Sibongile Khumalo: Legend and legacy

2017-09-03 11:00
Sibongile Khumalo
Sibongile Khumalo chats to City Press. (Screengrab: YouTube/City Press)

Johannesburg - Sibongile Khumalo beams as she approaches her 60th birthday.

“In my spirit, in my mind, I feel very alive and young,” she says.

Khumalo will celebrate her birthday, which is on Heritage Day, 24 September, with a three-day tribute concert titled Sibongile Khumalo – More Than 3 Faces. It will document her musical heritage and legacy.

With a career spanning more than two decades, each of the three concerts will tell a different part of her story.

“The third night is really [going to be] a party and for a change I get to sit back and have people perform and interpret the music I’ve sung over the years.”

Making music choices

Khumalo says her instinct has always guided her music choices.

“Music is not just notes and sounds and rhythms. Music is the love that you give and receive from other people, the trust that you engender between yourself and other musicians.”

When things don’t work, she has “no qualms of walking away from a music-making relationship”, which is perhaps what has earned her the title of diva.

“You won’t be a diva unless you have sustenance and being seen to be successful at what you’re doing. I recognise the importance of that and embrace the title,” she says.

A defining moment

Winning the Standard Bank Young Artist award in 1993 was a defining moment in the career of this daughter of choral legend music professor Khabi Mngoma.

“What that award said to me is that you don’t have to limit yourself. It was a time also when we were moving towards the new democracy. There was a sense that it’s possible to be what you want to be, that as a black person in this country you can be okay in your skin,” she says.

“During those days I also played the violin and some people said it was good to see a black child playing this instrument and embracing the specialness of playing what is seen as a Western instrument.

“My father was my second music teacher, but he was my main influence and so [the award] also affirmed him and was empowering for both of us … for all of us who were doing that at that time. Today, black children playing the violin … you look at that and think wow, I’m happy. I’m grateful.”

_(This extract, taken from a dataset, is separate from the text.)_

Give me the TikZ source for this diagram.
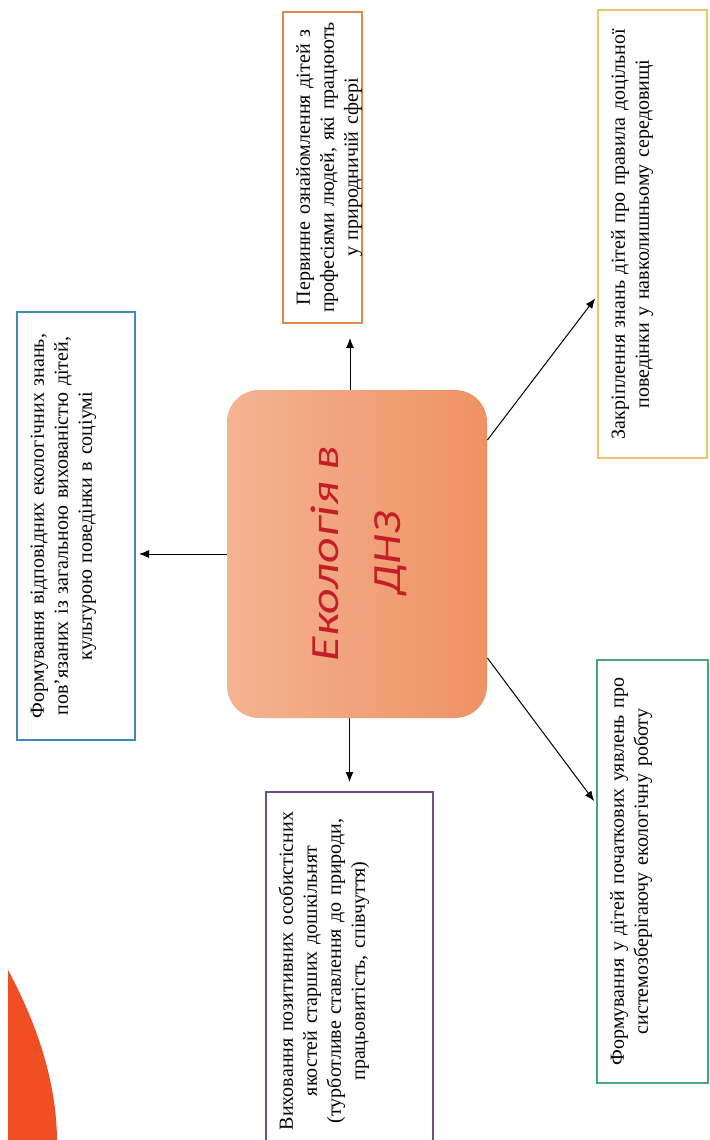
\documentclass[tikz,border=0pt]{standalone}
\usepackage{fontspec}
\setmainfont{Liberation Serif}
\newfontfamily\titlefont{Carlito}
\usetikzlibrary{arrows.meta,positioning}
\definecolor{aimblue}{HTML}{3A8DB8}
\definecolor{aimorange}{HTML}{DF8A4E}
\definecolor{aimyellow}{HTML}{EBC96A}
\definecolor{aimpurple}{HTML}{6F4F93}
\definecolor{aimgreen}{HTML}{45A77A}
\definecolor{ecoleft}{HTML}{F4B393}
\definecolor{ecoright}{HTML}{EE9262}
\definecolor{ecored}{HTML}{C41E28}
\definecolor{blob}{HTML}{F04E23}
\newcommand{\turned}[1]{\rotatebox{90}{\begin{tabular}{@{}c@{}}#1\end{tabular}}}
\tikzset{
    aimbox/.style n args={3}{draw=#1, line width=1pt, minimum width=#2, minimum height=#3,
        text width=#2-10pt, inner sep=5pt, align=left, font=\fontsize{10}{12}\selectfont},
    ecobox/.style={left color=ecoleft, right color=ecoright, rounded corners=16pt,
        minimum width=130pt, minimum height=164pt, text=ecored,
        font=\titlefont\itshape\fontsize{20}{31}\selectfont},
    toaim/.style={-{Latex[length=5pt,width=4pt]}, line width=0.5pt, shorten >=1.5pt}
}

\begin{document}
\begin{tikzpicture}[x=0.5pt,y=-0.5pt]
            \useasboundingbox (0,0) rectangle (710,1140);
            \fill[blob] (8,1142) -- (8,970) .. controls (35,1020) and (57,1080) .. (57,1142) -- cycle;
            \node[ecobox] (centre) at (357,554)
                {\turned{\scalebox{1.25}[1]{Екологія в}\\\scalebox{1.2}[1]{ДНЗ}}};
            \node[aimbox={aimblue}{59pt}{214pt}] (blue) at (76,526)
                {\turned{Формування відповідних екологічних знань,\\пов’язаних із загальною вихованістю дітей,\\культурою поведінки в соціумі}};
            \node[aimbox={aimorange}{39.5pt}{155.5pt}] (orange) at (322.5,167.5)
                {\turned{Первинне ознайомлення дітей з\\професіями людей, які працюють\\у природничій сфері}};
            \node[aimbox={aimyellow}{54.5pt}{224pt}] (yellow) at (652.5,234)
                {\turned{Закріплення знань дітей про правила доцільної\\поведінки у навколишньому середовищі}};
            \node[aimbox={aimpurple}{83.5pt}{179pt}] (purple) at (349.5,971)
                {\turned{Виховання позитивних особистісних\\якостей старших дошкільнят\\(турботливе ставлення до природи,\\працьовитість, співчуття)}};
            \node[aimbox={aimgreen}{55.5pt}{211.5pt}] (green) at (652.5,871.5)
                {\turned{Формування у дітей початкових уявлень про\\системозберігаючу екологічну роботу}};
            \draw[toaim] (centre.west) -- (centre.west -| blue.east);
            \draw[toaim, shorten >=7pt] ([xshift=-3.5pt]centre.north) -- ([xshift=-3.5pt]centre.north |- orange.south);
            \draw[toaim, shorten >=4.5pt] (centre.south -| purple.north) -- (purple.north);
            \draw[toaim] ([yshift=57pt]centre.east) -- ([yshift=-31pt]yellow.west);
            \draw[toaim] ([yshift=-52pt]centre.east) -- ([yshift=34pt]green.west);
\end{tikzpicture}
\end{document}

Other career highlights include performing on international stages with fellow jazz icon Hugh Masekela, and playing the title role in the acclaimed African opera Princess Magogo ka Dinuzulu.

She laughs while recalling hosting a radio show with Masekela on Kaya FM.

“Twenty years ago, yuh! When Kaya started we were among the first presenters. We presented a programme on a Sunday afternoon and called it ‘Waar was jy?’. We celebrated our music and played old jams,” she says.

The nerves never disappear

A not-so-incredible experience was when she tripped onstage when performing in another opera, Verdi’s Aida.

“I was going up and the next thing I saw this black thing in front of me. I looked around and I realised I was on my knees. It was terrible,” she laughs.

Does she still feel butterflies before going on stage?

“The day I stop feeling nervous is the day I will stop. I still get very nervous.

“Some days I’m able to manage it, some other days I feel like I can’t do this any more. When there are no nerves, there wouldn’t be anything catapulting you to move ahead. When people come to see you, nobody wants to see you make a mess.”

Future engagements

Music was Khumalo’s only career option.

“There was no ‘I’ll fall back and become a carpenter or a plumber or something’. Each success that was manifesting confirmed that this is what I want to do.”

What would she still like to do?

Khumalo says it would be a dream to work with American jazz vocalist Bobby McFerrin Jr and too-many-to-mention South African jazz musicians.

“Locally, I’d also like to experience working with kwaito or House musicians. That was the voice of our independence and it would be nice to experience that world,” she says. She is a fan of Vuzu Amp hip-hop reality show The Hustle.

“I also enjoy that young people embrace their languages.”

Sibongile Khumalo – More Than 3 Faces includes African indigenous and folk music, as well as jazz.

“I figured we need to celebrate our music, classical African music, as we understand it. Let’s tell our stories and share our memories in our voice. This is my output for my children, like every parent who wants to bequeath something to their children,” she says.

Experiential advice

Khumalo has plenty of advice for up-and-coming artists.

“You need to have a plan for your life. Have your goals in mind and bite them in small sizes. Respect and make time for your craft; keep at it consistently.

“Prepare for your gigs and if something is hard then declare and say ‘I’m struggling’. Have a game plan.”

Fans will be thrilled with compositions by Motsumi Makhene, Bongani Ndodana, Isak Roux, and Phillip Miller, as well as a surprise award-winning American musician who can’t yet be named.

“We have a Grammy award-winning jazz pianist who’s coming down who I met 10 years ago. This is somebody who has affected the way I approach music-making in such a profound way,” she says.

Sibongile Khumalo – More Than 3 Faces will run from 22 September to 24 September. Tickets will be available through or at The Market theatre box office in Newtown, Johannesburg. Single-day tickets are available for R300, while a three-day pass sells for R760.